Ora, rios de tinta já foram gastos para dizer que impeachment não é instrumento meramente político e que, se fosse, transformaria o sistema presidencialista em parlamentarista.

Mas para O Globo o julgamento via impeachment é político. O jurídico é irrelevante. O problema na tese do editorial é que, assim, cria-se a exigência de uma prova do demônio, uma ordália pós-moderna: de nada vale ser absolvida de ação de improbidade ou de qualquer outra ação. Basta que o Senado condene. Mas, então, qual é o sentido do Estado democrático de Direito?
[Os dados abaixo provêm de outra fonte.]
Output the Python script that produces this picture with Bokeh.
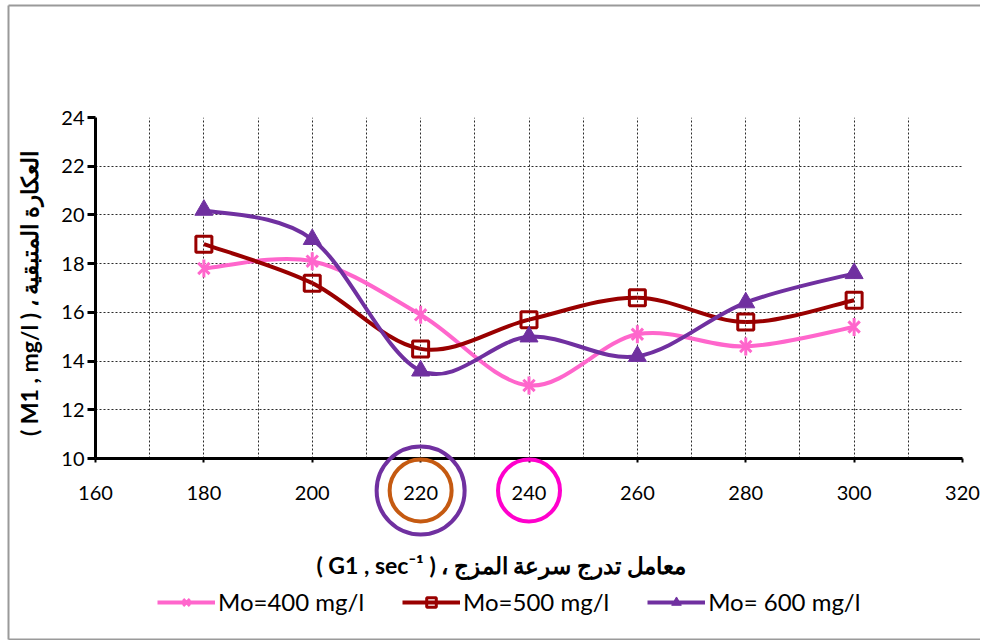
import math
from bokeh.plotting import figure
from bokeh.models import (LinearAxis, SingleIntervalTicker, Legend, LegendItem, Grid,
                          ColumnDataSource, Range1d, GridBox)
from bokeh.embed import file_html
from bokeh.resources import INLINE

# ---------------- data ----------------
g_values = [180, 200, 220, 240, 260, 280, 300]
mo400 = [17.8, 18.1, 15.9, 13.0, 15.1, 14.6, 15.4]
mo500 = [18.8, 17.2, 14.5, 15.7, 16.6, 15.6, 16.5]
mo600 = [20.2, 19.0, 13.6, 15.0, 14.2, 16.4, 17.6]
series_names = ["Mo=400 mg/l", "Mo=500 mg/l", "Mo= 600 mg/l"]
highlight_ticks = [220, 220, 240]

x_label = "( G1 , sec\u207b\u00b9 )   \u060c   معامل تدرج سرعة المزج" + "\u00a0" * 6
y_label = "( M1 , mg/l )  \u060c  العكارة المتبقية"

# ---------------- layout constants ----------------
W, H = 980, 640
BL, BR, BT, BB = 95, 18, 117, 182
X0, X1, Y0, Y1 = 160, 320, 10, 24


def smooth_segments(xs, ys):
    """Bezier control points (Catmull-Rom style) through the data points."""
    n = len(xs)
    px = [xs[0]] + list(xs) + [xs[-1]]
    py = [ys[0]] + list(ys) + [ys[-1]]
    d = dict(x0=[], y0=[], x1=[], y1=[], cx0=[], cy0=[], cx1=[], cy1=[])
    for i in range(n - 1):
        a, b, c, e = i, i + 1, i + 2, i + 3
        d["x0"].append(px[b]); d["y0"].append(py[b])
        d["x1"].append(px[c]); d["y1"].append(py[c])
        d["cx0"].append(px[b] + (px[c] - px[a]) / 6.0)
        d["cy0"].append(py[b] + (py[c] - py[a]) / 6.0)
        d["cx1"].append(px[c] - (px[e] - px[b]) / 6.0)
        d["cy1"].append(py[c] - (py[e] - py[b]) / 6.0)
    return ColumnDataSource(d)


p = figure(width=W, height=H, output_backend="svg", toolbar_location=None,
           x_range=Range1d(X0, X1), y_range=Range1d(Y0, Y1),
           x_axis_type=None, y_axis_type=None,
           min_border_left=BL, min_border_right=BR, min_border_top=BT, min_border_bottom=BB)
p.frame_align = False
p.outline_line_color = None
p.background_fill_color = "white"
p.border_fill_color = "white"

tick_font = "Lato"

xaxis = LinearAxis(ticker=SingleIntervalTicker(interval=20))
xaxis.axis_line_width = 3
xaxis.axis_line_color = "black"
xaxis.major_tick_line_width = 2
xaxis.major_tick_out = 4
xaxis.major_tick_in = 0
xaxis.minor_tick_line_color = None
xaxis.major_label_text_font = tick_font
xaxis.major_label_text_font_size = "20px"
xaxis.major_label_text_color = "black"
xaxis.major_label_standoff = 23
xaxis.axis_label = x_label
xaxis.axis_label_text_font = tick_font
xaxis.axis_label_text_font_style = "bold"
xaxis.axis_label_text_font_size = "23px"
xaxis.axis_label_text_color = "black"
xaxis.axis_label_standoff = 48
p.add_layout(xaxis, "below")

yaxis = LinearAxis(ticker=SingleIntervalTicker(interval=2))
yaxis.axis_line_width = 3
yaxis.axis_line_color = "black"
yaxis.major_tick_line_width = 3
yaxis.major_tick_out = 8
yaxis.major_tick_in = 0
yaxis.minor_tick_line_color = None
yaxis.major_label_text_font = tick_font
yaxis.major_label_text_font_size = "20px"
yaxis.major_label_text_color = "black"
yaxis.major_label_standoff = 3
yaxis.axis_label = y_label
yaxis.axis_label_text_font = tick_font
yaxis.axis_label_text_font_style = "bold"
yaxis.axis_label_text_font_size = "23px"
yaxis.axis_label_text_color = "black"
yaxis.axis_label_standoff = 15
p.add_layout(yaxis, "left")

xgrid = Grid(dimension=0, ticker=SingleIntervalTicker(interval=10))
ygrid = Grid(dimension=1, ticker=SingleIntervalTicker(interval=2))
for g in (xgrid, ygrid):
    g.grid_line_color = "#2a2a2a"
    g.grid_line_dash = "2 2"
    g.grid_line_width = 1
    p.add_layout(g)

colors = ["#FF66CC", "#990000", "#7030A0"]
series = [mo400, mo500, mo600]


def add_markers(fig, xs, ys, kind, col):
    rs = []
    if kind == 0:
        rs.append(fig.scatter(xs, ys, marker="x", size=16, line_color=col, line_width=3))
        rs.append(fig.scatter(xs, ys, marker="dash", angle=math.pi / 2, size=18,
                              line_color=col, line_width=3))
    elif kind == 1:
        rs.append(fig.scatter(xs, ys, marker="square", size=16, line_color=col, line_width=3,
                              fill_color=None))
    else:
        rs.append(fig.scatter(xs, ys, marker="triangle", size=18, line_color=col,
                              fill_color=col, line_width=1))
    return rs


for k, (ys, col) in enumerate(zip(series, colors)):
    src = smooth_segments(g_values, ys)
    p.bezier(x0="x0", y0="y0", x1="x1", y1="y1", cx0="cx0", cy0="cy0", cx1="cx1", cy1="cy1",
             source=src, line_color=col, line_width=4)
    add_markers(p, g_values, ys, k, col)

# ---------------- transparent overlay (same scale, whole canvas) ----------------
sx = (X1 - X0) / (W - BL - BR)
sy = (Y1 - Y0) / (H - BT - BB)
q = figure(width=W, height=H, output_backend="svg", toolbar_location=None,
           x_range=Range1d(X0 - BL * sx, X1 + BR * sx),
           y_range=Range1d(Y0 - BB * sy, Y1 + BT * sy),
           x_axis_type=None, y_axis_type=None,
           min_border_left=0, min_border_right=0, min_border_top=0, min_border_bottom=0)
q.frame_align = False
q.outline_line_color = None
q.background_fill_alpha = 0
q.border_fill_alpha = 0

# chart-area border (left, top and bottom edges)
bx0 = X0 - (BL - 8) * sx
bx1 = X1 + (BR + 20) * sx
by_top = Y1 + (BT - 5) * sy
by_bot = Y0 - (BB - 1) * sy
q.segment(x0=[bx0, bx0, bx0], y0=[by_bot, by_top, by_bot],
          x1=[bx0, bx1, bx1], y1=[by_top, by_top, by_bot],
          line_color="#9a9a9a", line_width=2)

# highlight rings round the 220 and 240 tick labels
ring_colors = ["#7030A0", "#C55A11", "#FF00CC"]
ring_sizes = [88, 62, 62]
ring_drop_px = 32
q.scatter(x=highlight_ticks, y=[Y0 - ring_drop_px * sy] * 3, marker="circle",
          size=ring_sizes, fill_color=None, line_color=ring_colors, line_width=4)

# legend (proxy renderers share the series styles)
nan = [float("nan")]
items = []
for k, (name, col) in enumerate(zip(series_names, colors)):
    lr = q.line(nan, nan, line_color=col, line_width=4)
    mrs = add_markers(q, nan, nan, k, col)
    items.append(LegendItem(label=name, renderers=[lr] + mrs))

legend = Legend(items=items, orientation="horizontal", location=(157, 24),
                label_text_font=tick_font, label_text_font_size="24px",
                label_text_color="black", glyph_width=58, glyph_height=24,
                spacing=38, padding=0, margin=0, border_line_color=None,
                label_standoff=3, background_fill_alpha=0, label_height=24)
q.add_layout(legend)

layout = GridBox(children=[(p, 0, 0), (q, 0, 0)])
open("out.html", "w").write(file_html(layout, INLINE))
A resposta do jornal é taxativa: "o objetivo da deposição do governante não é puni-lo, mas tão somente proteger o Estado da má gestão". Isto é a confissão de que o impeachment visou tão somente depor a presidenta. Afinal, acusação de má-gestão é crime?

Aliás, já se sabia que "o objetivo da deposição não era o de punir", mas, sim, a de tirar Dilma do cargo. Ao negar, paradoxalmente o editorial apenas ratifica a tese do golpe. Traição das palavras.

Também já se sabia — e já hoje não há dúvida — de que não houve fraude fiscal, que não houve prova alguma de crime de responsabilidade e que não houve prova da causalidade entre crise econômica, decretos de crédito e Plano Safra.

Todavia, para além disso, o que há de mais perigoso na tese esgrimida no editorial é a ratificação, sem qualquer pudor, da tese de que o impeachment é um instrumento estrita e meramente político, o que o transforma, como já se viu, em fator de desestabilização e deposição de governantes com dispensa da legalidade. O editorial chega a dizer que era irrelevante provar se havia pedaladas e que o que importou, mesmo, é o que o Senado decidiu.

Do limão, façamos uma limonada. O editorial deve servir de alerta aos democratas. Um dos três maiores jornais do Brasil oficialmente sacramenta uma tese antijurídica pela qual se dispensa a comprovação do crime de responsabilidade ou qualquer outra conduta prevista na Lei do Impeachment, transformando o instituto em instrumento de deposição de governantes, como se estivéssemos no parlamentarismo. Perigo à vista. 

Sabemos muito bem até onde nos leva esse tipo de "hermenêutica do curupira", bastando lembrar o artigo 142 da CF, que serviu de fermento para a tentativa de golpe há poucos meses. Ali, a torta leitura feita por alguns juristas alçava as Forças Armadas a guardiães da democracia. Deu no que deu.